Vittime e carnefici, giudicanti e giudicati
12 9 2015
Vittime e carnefici, giudicanti e giudicati

Primo Levi: un uomo, mille vite

Un uomo è solo ciò che vediamo o ciò che si nasconde dentro di lui? È probabile che la necessità di etichettare porti le persone a vedere solo alcune parti dell'altro? Forse una visione critica è la chiave di lettura per decifrare al meglio le opere di Primo Levi. Lo scrittore, riconosciuto veramente tale solo negli ultimi anni, ci ha mostrato grazie ai suoi lavori che il punto di vista e il modo in cui si guarda alle cose varia, che un uomo non è solo un uomo.

La sua vita è la prova di tutto ciò, un uomo poliedrico, di religione ebraica, piemontese, scrittore, lavoratore, partigiano, testimone delle brutalità naziste, saggista, poeta, padre e molto altro ancora. Molto altro ma non una vittima. Nella sua vita infatti non si definirà mai tale, anche dopo la liberazione dai campi di lavoro nazisti nel quale rimase per oltre un anno.

Marco Belpoliti ospite del Festivaletteratura, docente di sociologia della letteratura, ci porta in un viaggio alla scoperta di Primo Levi, mettendo in luce la sua vita e l'importanza delle sue parole, svelandoci cosa c'è oltre il testimone che tutti conoscono.

Levi usa le armi della letteratura” afferma Belpoliti. Armi che questo “genio comune”, come definito dall'autore, ha costruito in anni di studio e che permettono ad oggi di considerare le sue opere dei classici vivi, perché i temi con i quali si confronta sono i temi con i quali ci misuriamo quotidianamente.
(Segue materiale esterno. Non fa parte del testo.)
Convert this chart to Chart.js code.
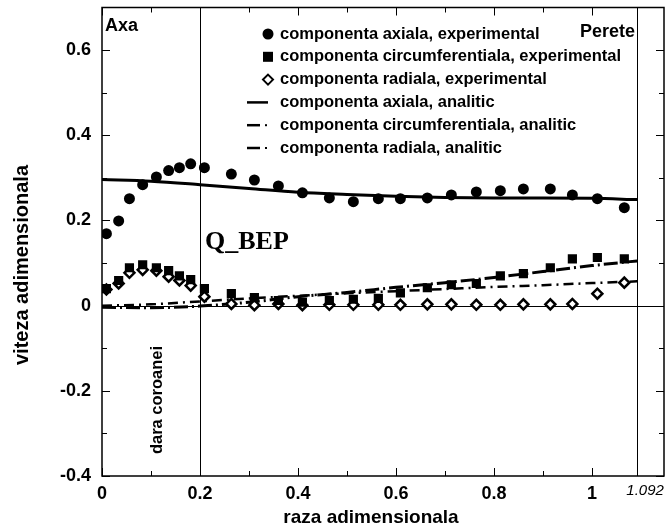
<!DOCTYPE html>
<html>
<head>
<meta charset="utf-8">
<script src="https://cdn.jsdelivr.net/npm/chart.js@4.4.1/dist/chart.umd.min.js"></script>
<style>
  html, body { margin: 0; padding: 0; background: #fff; }
  #wrap { width: 672px; height: 530px; }
</style>
</head>
<body>
<div id="wrap"><canvas id="chart" width="672" height="530"></canvas></div>
<script>
// experimental radii (shared by the three measured components)
const xExp = [0.009, 0.034, 0.056, 0.083, 0.111, 0.136, 0.158, 0.181, 0.209, 0.264, 0.311, 0.360, 0.409,
              0.464, 0.513, 0.564, 0.609, 0.664, 0.713, 0.764, 0.813, 0.860, 0.915, 0.960, 1.011, 1.066];
const axialExp = [0.169, 0.199, 0.251, 0.284, 0.302, 0.317, 0.324, 0.333, 0.324, 0.309, 0.295, 0.281, 0.265,
                  0.253, 0.244, 0.251, 0.251, 0.253, 0.260, 0.267, 0.270, 0.274, 0.274, 0.260, 0.251, 0.230];
const circExp = [0.040, 0.059, 0.089, 0.096, 0.089, 0.082, 0.070, 0.061, 0.040, 0.028, 0.019, 0.012, 0.008,
                 0.012, 0.015, 0.017, 0.030, 0.042, 0.049, 0.052, 0.070, 0.075, 0.089, 0.110, 0.113, 0.110];
const radialExp = [0.038, 0.052, 0.077, 0.084, 0.082, 0.068, 0.059, 0.047, 0.021, 0.004, 0.001, 0.004, 0.001,
                   0.002, 0.002, 0.002, 0.002, 0.003, 0.003, 0.002, 0.002, 0.003, 0.003, 0.004, 0.028, 0.054];

// analytic curves
const xAn = [0, 0.1, 0.2, 0.3, 0.4, 0.5, 0.6, 0.7, 0.8, 0.9, 1.0, 1.092];
const axialAn = [0.296, 0.292, 0.284, 0.275, 0.266, 0.261, 0.257, 0.254, 0.253, 0.253, 0.252, 0.249];
const circAn = [-0.004, -0.005, -0.001, 0.008, 0.021, 0.031, 0.043, 0.054, 0.066, 0.080, 0.094, 0.105];
const radialAn = [0, 0.003, 0.010, 0.017, 0.023, 0.029, 0.034, 0.039, 0.044, 0.048, 0.053, 0.057];

const xTicks = [0, 0.2, 0.4, 0.6, 0.8, 1];
const xMinor = [0.1, 0.3, 0.5, 0.7, 0.9];
const yTicks = [-0.4, -0.2, 0, 0.2, 0.4, 0.6];
const yMinor = [-0.3, -0.1, 0.1, 0.3, 0.5];

const xTitle = "raza adimensionala";
const yTitle = "viteza adimensionala";
const legendLabels = [
    "componenta axiala, experimental",
    "componenta circumferentiala, experimental",
    "componenta radiala, experimental",
    "componenta axiala, analitic",
    "componenta circumferentiala, analitic",
    "componenta radiala, analitic",
];

const pts = (xs, ys) => xs.map((x, i) => ({ x: x, y: ys[i] }));
const SANS = "Arial, 'Liberation Sans', sans-serif";

// frame, inner ticks, reference lines, notes and the legend
const decorations = {
    id: "decorations",
    beforeDatasetsDraw(chart) {
        const { ctx, chartArea: a, scales: { x, y } } = chart;
        ctx.save();
        ctx.strokeStyle = "#000";
        ctx.lineWidth = 1;
        ctx.beginPath();
        [0.2, 1.092].forEach(v => {
            const px = Math.round(x.getPixelForValue(v)) + 0.5;
            ctx.moveTo(px, a.top); ctx.lineTo(px, a.bottom);
        });
        const py0 = Math.round(y.getPixelForValue(0)) + 0.5;
        ctx.moveTo(a.left, py0); ctx.lineTo(a.right, py0);
        ctx.stroke();
        ctx.restore();
    },
    afterDraw(chart) {
        const { ctx, chartArea: a, scales: { x, y } } = chart;
        ctx.save();
        ctx.strokeStyle = "#000";
        ctx.lineWidth = 1.5;
        ctx.strokeRect(a.left, a.top, a.right - a.left, a.bottom - a.top);

        ctx.lineWidth = 1;
        ctx.beginPath();
        const tickX = (v, len) => {
            const px = Math.round(x.getPixelForValue(v)) + 0.5;
            ctx.moveTo(px, a.bottom); ctx.lineTo(px, a.bottom - len);
            ctx.moveTo(px, a.top); ctx.lineTo(px, a.top + len);
        };
        const tickY = (v, len) => {
            const py = Math.round(y.getPixelForValue(v)) + 0.5;
            ctx.moveTo(a.left, py); ctx.lineTo(a.left + len, py);
            ctx.moveTo(a.right, py); ctx.lineTo(a.right - len, py);
        };
        xTicks.forEach(v => tickX(v, 8));
        xMinor.forEach(v => tickX(v, 5));
        yTicks.forEach(v => tickY(v, 8));
        yMinor.forEach(v => tickY(v, 5));
        ctx.stroke();

        // axis titles (the original sits a bit off the plot centre)
        ctx.fillStyle = "#000";
        ctx.textBaseline = "middle";
        ctx.textAlign = "center";
        ctx.font = "bold 19px " + SANS;
        ctx.fillText(xTitle, 371, 518);
        ctx.save();
        ctx.translate(22, 265);
        ctx.rotate(-Math.PI / 2);
        ctx.font = "bold 20px " + SANS;
        ctx.fillText(yTitle, 0, 0);
        ctx.restore();

        // text notes
        ctx.font = "bold 18px " + SANS;
        ctx.textAlign = "left";
        ctx.fillText("Axa", a.left + 3, 26);
        ctx.textAlign = "right";
        ctx.fillText("Perete", x.getPixelForValue(1.092) - 2, 32);

        ctx.font = "italic 15px " + SANS;
        ctx.textAlign = "center";
        ctx.fillText("1.092", x.getPixelForValue(1.092) + 8, 491);

        ctx.font = "bold 26px 'Liberation Serif', 'Times New Roman', serif";
        ctx.textAlign = "left";
        ctx.fillText("Q_BEP", 205, 242);

        ctx.save();
        ctx.translate(157, 400);
        ctx.rotate(-Math.PI / 2);
        ctx.font = "bold 16.5px " + SANS;
        ctx.textAlign = "center";
        ctx.fillText("dara coroanei", 0, 0);
        ctx.restore();

        // legend
        const lx = 268, ly0 = 34, step = 22.8;
        ctx.font = "bold 16.5px " + SANS;
        ctx.textAlign = "left";
        legendLabels.forEach((t, i) => {
            const ly = ly0 + i * step;
            ctx.fillStyle = "#000";
            ctx.fillText(t, lx + 12, ly);
            if (i === 0) {
                ctx.beginPath(); ctx.arc(lx, ly, 5.5, 0, Math.PI * 2); ctx.fill();
            } else if (i === 1) {
                ctx.fillRect(lx - 5, ly - 5, 10, 10);
            } else if (i === 2) {
                ctx.beginPath();
                ctx.moveTo(lx, ly - 5); ctx.lineTo(lx + 5, ly); ctx.lineTo(lx, ly + 5); ctx.lineTo(lx - 5, ly);
                ctx.closePath();
                ctx.fillStyle = "#fff"; ctx.fill();
                ctx.lineWidth = 2; ctx.stroke();
            } else if (i === 3) {
                ctx.lineWidth = 2.5;
                ctx.beginPath(); ctx.moveTo(lx - 21, ly); ctx.lineTo(lx, ly); ctx.stroke();
            } else {
                ctx.lineWidth = 2.5;
                ctx.beginPath(); ctx.moveTo(lx - 21, ly); ctx.lineTo(lx - 8, ly); ctx.stroke();
                ctx.fillRect(lx - 3, ly - 1, 2, 2);
            }
        });
        ctx.restore();
    }
};

new Chart(document.getElementById("chart"), {
    type: "scatter",
    data: {
        datasets: [
            {
                label: legendLabels[0], data: pts(xExp, axialExp),
                pointStyle: "circle", pointRadius: 5.5, backgroundColor: "#000", borderColor: "#000", borderWidth: 0,
            },
            {
                label: legendLabels[1], data: pts(xExp, circExp),
                pointStyle: "rect", pointRadius: 6.5, backgroundColor: "#000", borderColor: "#000", borderWidth: 0,
            },
            {
                label: legendLabels[2], data: pts(xExp, radialExp),
                pointStyle: "rectRot", pointRadius: 5, backgroundColor: "#fff", borderColor: "#000", borderWidth: 2.5,
            },
            {
                label: legendLabels[3], data: pts(xAn, axialAn), showLine: true, pointRadius: 0,
                borderColor: "#000", borderWidth: 3, cubicInterpolationMode: "monotone",
            },
            {
                label: legendLabels[4], data: pts(xAn, circAn), showLine: true, pointRadius: 0,
                borderColor: "#000", borderWidth: 3, borderDash: [14, 4, 2, 4], cubicInterpolationMode: "monotone",
            },
            {
                label: legendLabels[5], data: pts(xAn, radialAn), showLine: true, pointRadius: 0,
                borderColor: "#000", borderWidth: 2.5, borderDash: [10, 5, 2, 5], cubicInterpolationMode: "monotone",
            },
        ],
    },
    options: {
        responsive: false,
        animation: false,
        layout: { padding: { top: 7, right: 8, left: 0, bottom: 0 } },
        plugins: { legend: { display: false }, tooltip: { enabled: false } },
        scales: {
            x: {
                type: "linear", min: 0, max: 1.147,
                afterBuildTicks: s => { s.ticks = xTicks.map(v => ({ value: v })); },
                afterFit: s => { s.height = 54; s.paddingLeft = 0; s.paddingRight = 0; },
                grid: { display: false, drawTicks: false },
                border: { display: false },
                ticks: {
                    color: "#000", padding: 7, maxRotation: 0,
                    font: { family: SANS, size: 18, weight: "bold" },
                    callback: v => String(+v.toFixed(1)),
                },
            },
            y: {
                type: "linear", min: -0.4, max: 0.7,
                afterBuildTicks: s => { s.ticks = yTicks.map(v => ({ value: v })); },
                afterFit: s => { s.width = 102; s.paddingTop = 0; s.paddingBottom = 0; },
                grid: { display: false, drawTicks: false },
                border: { display: false },
                ticks: {
                    color: "#000", padding: 11,
                    font: { family: SANS, size: 18, weight: "bold" },
                    callback: v => String(+v.toFixed(1)),
                },
            },
        },
    },
    plugins: [decorations],
});
</script>
</body>
</html>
Cosa si intende però per armi letterarie? La fluidità espositiva, il sapersi distaccare dalla storia confrontandosi con la realtà biografica e trasformandola in verità letteraria, la mancanza di giudizi contro l'uno o contro l'altro. Tutte cose che Levi riproduce nei suoi testi e nella vita: la letteratura gli ha concesso gli strumenti per interiorizzare gli eventi ma senza interpretare mai la parte della vittima. Il titolo di Se questo è un uomo, così come il suo contenuto, richiama a una doppia rappresentazione: nelle sue parole non descrive solo la condizione dei seviziati, ma anche quella dei carnefici, mostrando come sia possibile per le persone interpretare entrambi i ruoli. Il riferimento diretto è quello alle guardie naziste costrette a attuare comportamenti violenti pur non desiderandolo, o più velatamente agli ebrei stessi, forzati a usare violenza contro i propri compagni all'interno dei lager. Ciò che rende Levi memorabile e ancora attuale è però la sospensione del giudizio nei confronti di questi soggetti, un giudizio fin troppo morale perché possa essere espresso da un tribunale, figurarsi da un “genio comune”.